At any rate, we weren't talking about antiques originally, we were talking about photographs. What's more, we weren't talking about photographs as such, but rather about digital snapshots. Meaning that we were talking about something that doesn't exist as a personal, tactile, material object that gets passed from hand to hand, but rather about a profusion of user-generated ephemera that circulates in the democratized realm of social media. It's this matter of physicality, or the lack of, that Jurgenson addresses in the essay's second part:
"Physicality, with its weight, smell and tactile interaction, grants a significance that bits have not (yet) achieved. The quickest way to invoke nostalgia for a time past with a photograph is to invoke the properties of the physical, which is done by mimicking the ravages of time through fading, simulated film grain and scratches as well as the addition of what appears to be photo-paper or Polaroid borders around the image. [...] That an old photo was taken and has survived grants it an authority that the equivalent digital photo taken today cannot achieve. In any case, that the faux-vintage photograph aspires to physicality is only part of why they have become so massively popular."
Or perhaps the popularity the app is simply because it provides a way of dressing up the shittiness and sterility of most cellphone snaps.

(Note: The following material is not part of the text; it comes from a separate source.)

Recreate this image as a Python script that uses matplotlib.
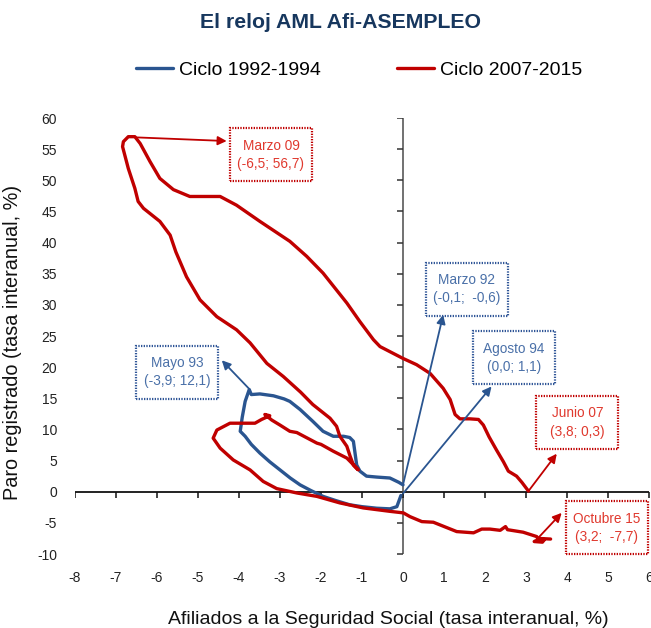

But returning to where I started up there at the top. Roland Barthes in Camera Lucida wrote about photographs in relation to narrative, history, memory, and mortality. Materiality didn't enter into his (or Sontag's) account, because it was a given -- the most common form in which photographs circulated, at the time. With Barthes, these matters of history, memory, and mortality all imply the same thing, that being a sense of loss in one form or another. Perhaps it is a sense of loss -- however small it might be -- informs the Instagram aesthetic of artificial aging, insofar as it (and similar apps) endow an image with a simulated aura of material origin, lend it a fictive history.** It is maybe that materiality constituted not only something of the photograph's aura, but also something of its essence. The way in which the residue of a life -- as captured/recorded by oneself or another -- is given not only documentation, but also its own small claim to mass, weight, and volume. An experience given substance, given tangibility, or some slight degree thereof, in a way that serves as a reassurance of our own corporeal existence, perhaps. Given form or body enough to serve as a makeshift bookmark, weight enough that it could much later -- and by sheer change -- tumble out of that same book and into the hands of someone else. A small fragment of a life unintentionally set adrift, eventually -- and randomly -- finding its way into that of another.

_ _ _ _ _ _ _ _ _ _ _ _ _ _ _ _ _ _ _ _ _ _ _ _ _ _ _ _

*  Baudrillard's notion of hyperreality is the one point in his writings that most reveals his indebtedness to the work of Marshall McLuhan, particularly McLuhan's "the medium is the message" rubric. In the case of something like Instagram, McLuhan's idea proves especially apt.

**  In the world of art and antiques, this is effectively a matter of an acquired versus an applied patina.